How NetApp’s SRE team manages internal AI tools alongside their entire dev-critical infrastructure
Session Date: Sep 16, 2025
Time: 8:00am (PT) | 3:00pm (GMT)
NetApp is the leader in intelligent data infrastructure. Their platform enables customers to store any data type and run any workload, simply and seamlessly across any environment. NetApp’s Engineering Tools and services Site Reliability Engineering team is continually refining how they support internal build environments, test infrastructure, and automation systems. Recently, they’ve expanded their scope to include internal AI tools for developers, introducing new, resource-intensive workloads that require close monitoring.

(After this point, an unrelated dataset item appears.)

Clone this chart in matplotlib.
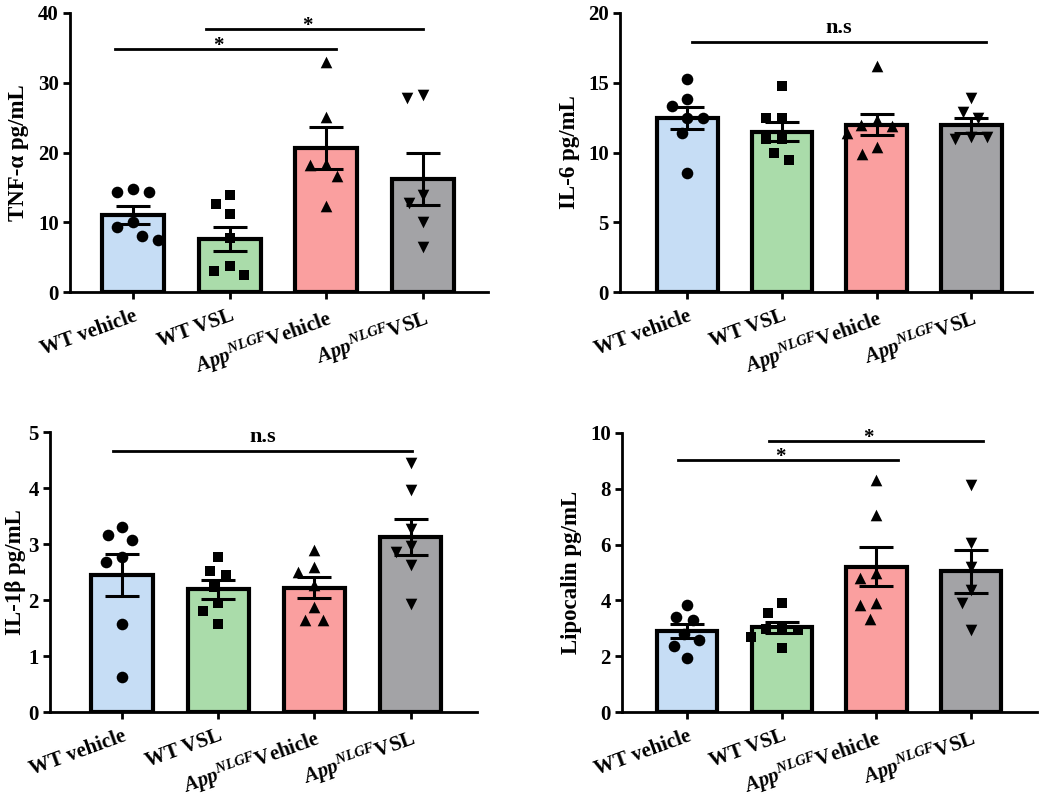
import matplotlib
matplotlib.use("Agg")
import matplotlib.pyplot as plt
import numpy as np

plt.rcParams['font.family'] = 'Liberation Serif'
plt.rcParams['font.weight'] = 'bold'
plt.rcParams['mathtext.fontset'] = 'custom'
plt.rcParams['mathtext.it'] = 'Liberation Serif:italic'
plt.rcParams['mathtext.rm'] = 'Liberation Serif'

groups = ["WT vehicle", "WT VSL",
          r"$\mathit{App}^{\mathit{NLGF}}$Vehicle",
          r"$\mathit{App}^{\mathit{NLGF}}$VSL"]
bar_colors = ['#c6ddf5', '#aadcaa', '#fa9f9f', '#a3a3a6']
markers = ['o', 's', '^', 'v']

# TNF-alpha
tnf_points = [[14.8, 14.4, 14.4, 10.0, 9.3, 8.1, 7.5],
              [13.9, 12.6, 11.2, 7.7, 3.7, 3.0, 2.5],
              [33.0, 25.1, 18.4, 18.2, 16.7, 12.4],
              [28.2, 27.8, 13.9, 12.7, 10.0, 6.5]]
tnf_mean = [11.1, 7.6, 20.6, 16.2]
tnf_sem = [1.3, 1.75, 3.0, 3.7]
tnf_sig = [(-0.18, 2.1, 34.9, '*'), (0.76, 3.0, 37.7, '*')]

# IL-6
il6_points = [[15.26, 13.8, 13.3, 12.5, 12.45, 11.4, 8.55],
              [14.8, 12.45, 12.45, 11.0, 11.0, 10.0, 9.46],
              [16.2, 12.3, 12.0, 11.9, 11.4, 10.4, 9.9],
              [13.9, 12.9, 12.45, 11.1, 11.0, 11.1]]
il6_mean = [12.45, 11.5, 12.0, 11.95]
il6_sem = [0.8, 0.7, 0.75, 0.55]
il6_sig = [(0.05, 3.15, 17.9, 'n.s')]

# IL-1beta
il1b_points = [[3.31, 3.16, 3.08, 2.76, 2.68, 1.58, 0.63],
               [2.77, 2.52, 2.44, 2.24, 1.94, 1.81, 1.58],
               [2.89, 2.59, 2.5, 2.27, 1.88, 1.64, 1.64],
               [4.44, 3.97, 3.26, 2.96, 2.86, 2.62, 1.92]]
il1b_mean = [2.45, 2.19, 2.22, 3.13]
il1b_sem = [0.37, 0.17, 0.19, 0.32]
il1b_sig = [(-0.09, 3.01, 4.66, 'n.s')]

# Lipocalin
lcn_points = [[3.83, 3.41, 3.29, 2.81, 2.57, 2.36, 1.92],
              [3.89, 3.56, 3.0, 2.96, 2.93, 2.7, 2.28],
              [8.32, 7.07, 4.97, 4.79, 3.89, 3.83, 3.35],
              [8.14, 6.05, 5.21, 4.37, 3.89, 2.93]]
lcn_mean = [2.92, 3.03, 5.2, 5.05]
lcn_sem = [0.25, 0.2, 0.7, 0.77]
lcn_sig = [(-0.1, 2.23, 9.02, '*'), (0.87, 3.13, 9.72, '*')]

W, H = 1050, 798
fig = plt.figure(figsize=(W / 100, H / 100), dpi=100)


def swarm(values, center, ppu_x, ppu_y, min_d=16):
    placed = []
    xs = []
    for v in values:
        y = v * ppu_y
        best = None
        for step in range(0, 300):
            for sgn in ((1,) if step == 0 else (-1, 1)):
                dx = sgn * step
                if all((dx - px) ** 2 + (y - py) ** 2 >= min_d ** 2 for px, py in placed):
                    best = dx
                    break
            if best is not None:
                break
        placed.append((best, y))
        xs.append(center + best / ppu_x)
    return xs


def panel(rect, xlim, ymax, ystep, ylabel, points, means, sems, sigs, label_x):
    ax = fig.add_axes(rect)
    x = np.arange(4)
    ax.bar(x, means, width=0.64, color=bar_colors, edgecolor='black', linewidth=3, zorder=1)
    ax.errorbar(x, means, yerr=sems, fmt='none', ecolor='black', elinewidth=2.2,
                capsize=12, capthick=2.2, zorder=2)
    ax.set_xlim(*xlim)
    ax.set_ylim(0, ymax)
    ppu_x = rect[2] * W / (xlim[1] - xlim[0])
    ppu_y = rect[3] * H / ymax
    for i, pts in enumerate(points):
        xs = swarm(pts, i, ppu_x, ppu_y)
        ax.scatter(xs, pts, marker=markers[i], s=70 if markers[i] != 's' else 60,
                   color='black', zorder=3, clip_on=False, linewidths=0)
    px_y = ymax / (rect[3] * H)
    for x1, x2, y, txt in sigs:
        ax.plot([x1, x2], [y, y], color='black', lw=2, zorder=4, clip_on=False)
        if txt == '*':
            ax.text((x1 + x2) / 2 - 0.08, y - 2 * px_y, txt, ha='center', va='baseline',
                    fontsize=15, fontweight='bold')
        else:
            ax.text((x1 + x2) / 2, y + 4 * px_y, txt, ha='center', va='bottom',
                    fontsize=16, fontweight='bold')
    ax.set_yticks(np.arange(0, ymax + 0.001, ystep))
    ax.set_xticks(x)
    ax.set_xticklabels(groups, rotation=20, ha='right', rotation_mode='anchor',
                       fontsize=15, fontweight='bold')
    ax.set_ylabel(ylabel, fontsize=16.5, fontweight='bold', va='center')
    ax.yaxis.set_label_coords((label_x - rect[0] * W) / (rect[2] * W), 0.5)
    for s in ['top', 'right']:
        ax.spines[s].set_visible(False)
    for s in ['left', 'bottom']:
        ax.spines[s].set_linewidth(2)
    ax.tick_params(axis='both', width=2, length=5, labelsize=15)
    ax.tick_params(axis='x', pad=5)
    ax.tick_params(axis='y', pad=3)
    for lab in ax.get_yticklabels():
        lab.set_fontweight('bold')
    return ax


panel([70 / W, 1 - 292 / H, 418 / W, 279 / H], (-0.65, 3.67), 40, 10,
      "TNF-\u03b1 pg/mL", tnf_points, tnf_mean, tnf_sem, tnf_sig, 19)
panel([620 / W, 1 - 292 / H, 412 / W, 279 / H], (-0.71, 3.64), 20, 5,
      "IL-6 pg/mL", il6_points, il6_mean, il6_sem, il6_sig, 570)
panel([50 / W, 1 - 712 / H, 427 / W, 280 / H], (-0.75, 3.69), 5, 1,
      "IL-1\u03b2 pg/mL", il1b_points, il1b_mean, il1b_sem, il1b_sig, 16)
panel([622 / W, 1 - 712 / H, 415 / W, 279 / H], (-0.69, 3.7), 10, 2,
      "Lipocalin pg/mL", lcn_points, lcn_mean, lcn_sem, lcn_sig, 572)

fig.savefig("out.png", dpi=100)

Learn how NetApp has advanced their time series platform implementation to proactively detect performance trends before system failures, and how their practices have changed to incorporate AI tools as part of their stack.
Key takeaways:
- NetApp’s evolved approach to monitoring SRE team metrics - including advanced SLO and SLI strategies
- The unique considerations for monitoring AI tools
- How they’ve optimized InfluxDB and Telegraf to detect trends faster and coordinate more effective responses

Dustin Sorge
Lead Site Reliability Engineer, NetApp
Dustin currently resides in Pittsburgh, Pennsylvania and is the Site Reliability Engineering Technical Lead for NetApp's ONTAP Engineering organization. His team has been using InfluxDB for 8+ years and continues to leverage it for the support of critical services. He is a proud alumni of both the University of Pittsburgh and Carnegie Mellon University. Prior to joining NetApp, he was a High Performance Computing Operations Engineer and Software Engineer for the Pittsburgh Supercomputing Center.